If a change requires breaking these rules, write the reason in the commit body.


Testing conventions

  • TDD per the plan. Failing test first, then implementation.
  • L1 + L2 in CI (no GPU). The mode handlers are tested with a mocked pipeline — patches on preprocessors.run, upscale.realesrgan_2x, and direct injection of fake dits into pipe._zis_pool.model. We do NOT mock DiffSynth internals.
  • L3 GPU smoke is opt-in (pytest -m gpu). Lives in tests/test_smoke_gpu.py. Loads the real pipeline (~30 GB cache hit on a warm machine).
  • L4 HF Space smoke is manual.
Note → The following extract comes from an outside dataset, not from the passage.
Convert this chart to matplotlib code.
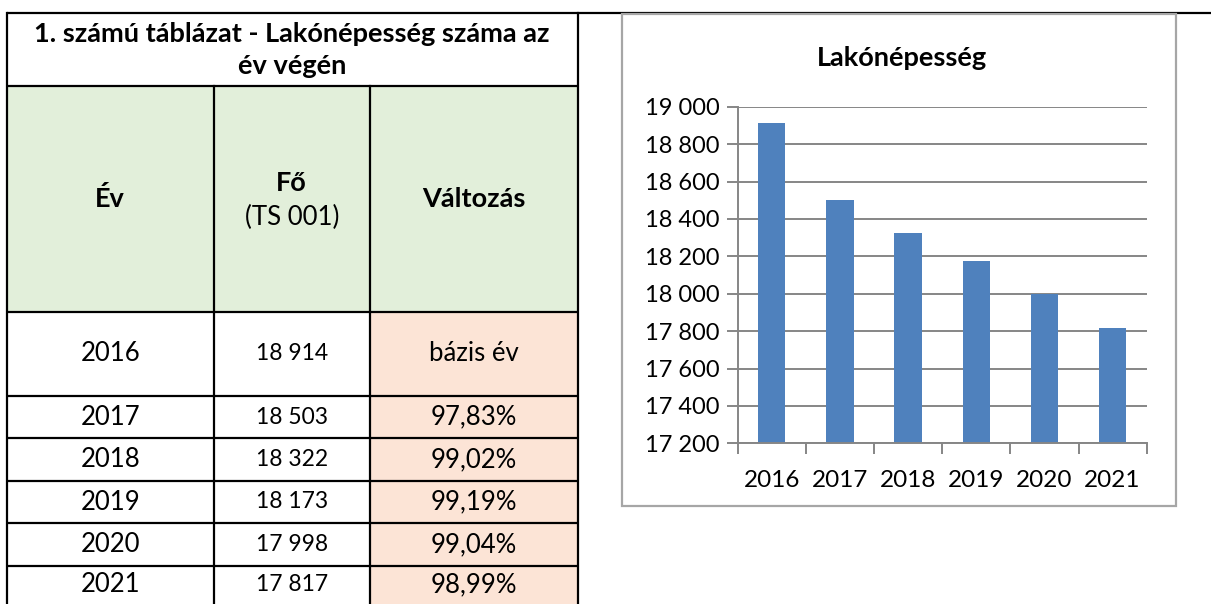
import matplotlib
matplotlib.use("Agg")
import matplotlib.pyplot as plt
from matplotlib.patches import Rectangle
from matplotlib.ticker import FuncFormatter, FixedLocator

plt.rcParams['font.family'] = ['Lato', 'DejaVu Sans']

# ---- data ----
years = ["2016", "2017", "2018", "2019", "2020", "2021"]
population = [18914, 18503, 18322, 18173, 17998, 17817]
change_pct = [None, 97.83, 99.02, 99.19, 99.04, 98.99]
base_label = "bázis év"
table_title = "1. számú táblázat - Lakónépesség száma az\név végén"
col_headers = ["Év", "Fő", "Változás"]
col_sub = "(TS 001)"
chart_title = "Lakónépesség"
y_ticks = [17200, 17400, 17600, 17800, 18000, 18200, 18400, 18600, 18800, 19000]

W, H = 1211, 604
fig = plt.figure(figsize=(W / 100, H / 100), dpi=100)

def fmt_thousands(v):
    return f"{int(round(v)):,}".replace(",", " ")

# ---- background canvas in pixel coordinates ----
bg = fig.add_axes([0, 0, 1, 1])
bg.set_xlim(0, W)
bg.set_ylim(H, 0)
bg.axis("off")

green = "#E2EFDA"
pink = "#FCE4D6"
lw = 1.6

col_x = [7, 213.5, 370, 577.5]
y_top, y_title, y_head = 13, 85.5, 311.7
row_y = [y_head, 396, 438.4, 480.8, 523.2, 565.6, 608]

# fills
bg.add_patch(Rectangle((col_x[0], y_title), col_x[3] - col_x[0], y_head - y_title,
                       facecolor=green, edgecolor="none", zorder=1))
for i in range(len(years)):
    bg.add_patch(Rectangle((col_x[2], row_y[i]), col_x[3] - col_x[2], row_y[i + 1] - row_y[i],
                           facecolor=pink, edgecolor="none", zorder=1))

# lines
bg.plot([col_x[0], W], [y_top, y_top], color="black", lw=lw, zorder=2, solid_capstyle="butt")
for y in [y_title] + row_y[:-1]:
    bg.plot([col_x[0], col_x[3]], [y, y], color="black", lw=lw, zorder=2, solid_capstyle="butt")
bg.plot([col_x[0], col_x[0]], [y_top, H + 5], color="black", lw=lw, zorder=2)
bg.plot([col_x[3], col_x[3]], [y_top, H + 5], color="black", lw=lw, zorder=2)
for x in col_x[1:3]:
    bg.plot([x, x], [y_title, H + 5], color="black", lw=lw, zorder=2)

fs = 18.5
fsb = 19.5
# title
bg.text((col_x[0] + col_x[3]) / 2, 50, table_title, ha="center", va="center",
        multialignment="center", fontsize=fsb, fontweight="bold", linespacing=1.45, zorder=3)
# headers
cx = [(col_x[i] + col_x[i + 1]) / 2 for i in range(3)]
hy = (y_title + y_head) / 2
bg.text(cx[0], hy, col_headers[0], ha="center", va="center", fontsize=fsb, fontweight="bold", zorder=3)
bg.text(cx[1], hy - 16, col_headers[1], ha="center", va="center", fontsize=fsb, fontweight="bold", zorder=3)
bg.text(cx[1], hy + 19, col_sub, ha="center", va="center", fontsize=fs, zorder=3)
bg.text(cx[2], hy, col_headers[2], ha="center", va="center", fontsize=fsb, fontweight="bold", zorder=3)
# rows
for i, (yr, pop, ch) in enumerate(zip(years, population, change_pct)):
    ry = (row_y[i] + row_y[i + 1]) / 2 + (0 if i < 5 else -2)
    bg.text(cx[0], ry, yr, ha="center", va="center", fontsize=fs, zorder=3)
    bg.text(cx[1], ry, fmt_thousands(pop), ha="center", va="center", fontsize=16.5, zorder=3)
    lab = base_label if ch is None else f"{ch:.2f}%".replace(".", ",")
    bg.text(cx[2], ry, lab, ha="center", va="center", fontsize=fs, zorder=3)

# chart box
bx0, bx1, by0, by1 = 622, 1176, 13.5, 506
bg.add_patch(Rectangle((bx0, by0), bx1 - bx0, by1 - by0, facecolor="white",
                       edgecolor="#A6A6A6", lw=1.6, zorder=4))
bg.text((bx0 + bx1) / 2 + 3, 58, chart_title, ha="center", va="center",
        fontsize=19.5, fontweight="bold", zorder=5)

# ---- bar chart ----
px0, px1, py0, py1 = 737.7, 1146.7, 106.7, 443.3
ax = fig.add_axes([px0 / W, 1 - py1 / H, (px1 - px0) / W, (py1 - py0) / H])
ax.set_zorder(6)
ax.patch.set_alpha(0)
xs = list(range(len(years)))
ax.bar(xs, population, width=0.4, color="#4F81BD", zorder=2)
ax.set_xlim(-0.5, len(years) - 0.5)
ax.set_ylim(y_ticks[0], y_ticks[-1])
ax.set_yticks(y_ticks)
ax.yaxis.set_major_formatter(FuncFormatter(lambda v, p: fmt_thousands(v)))
ax.grid(axis="y", color="#868686", lw=1.4, zorder=0)
ax.set_axisbelow(True)
# x: labels centered, ticks at boundaries
ax.xaxis.set_major_locator(FixedLocator([x - 0.5 for x in xs] + [len(xs) - 0.5]))
ax.xaxis.set_major_formatter(FuncFormatter(lambda v, p: ""))
ax.xaxis.set_minor_locator(FixedLocator(xs))
ax.set_xticklabels(years, minor=True)
ax.tick_params(axis="x", which="major", direction="out", length=8, width=1.4, color="#868686")
ax.tick_params(axis="x", which="minor", length=0, labelsize=17.5, pad=19)
ax.tick_params(axis="y", direction="out", length=8, width=1.4, color="#868686", labelsize=17, pad=5)
for s in ["top", "right"]:
    ax.spines[s].set_visible(False)
for s in ["left", "bottom"]:
    ax.spines[s].set_color("#868686")
    ax.spines[s].set_linewidth(1.4)

fig.savefig("out.png", dpi=100)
Push, wait, click each tab, verify the image renders.

pyproject.toml has addopts = -m 'not gpu' so the default pytest invocation skips GPU. Add the marker before any test that touches DiffSynth weights.


Out of scope (v1 cap — don't add without asking)

The spec lists these as deferred. If you find yourself "while I'm here"-ing into one of them, stop.

  • Multi-prompt queueing
  • Output history across sessions
  • Telemetry-driven duration estimator
  • Persistent storage add-on
  • Custom LoRA add/remove rows (single LoRA per tab is the cap)
  • LoRA on the Upscale refinement pass
  • ControlNet on Z-Image base
  • Z-Image-Edit and Z-Image-Omni-Base (intentionally placeholders linking to GitHub Model Zoo)
  • Display-font customization beyond Inter
  • Visual regression tests
  • Property-based / fuzz testing of generation params

If a feature you're adding requires one of these as a sub-step, ask the user before proceeding.


When you're not sure

  1. Read docs/superpowers/specs/2026-05-13-z-image-studio-design.md — that's the architectural source of truth.
  2. Read docs/superpowers/plans/2026-05-13-z-image-studio.md — the task-by-task breakdown.
  3. Read SKILLS.md — process rules, debugging patterns, deployment workflow.
  4. git log --oneline — every non-obvious decision has a fix-commit explaining the reasoning.
  5. Ask the user. A clarifying question costs the user ten seconds. A wrong implementation costs everyone an hour.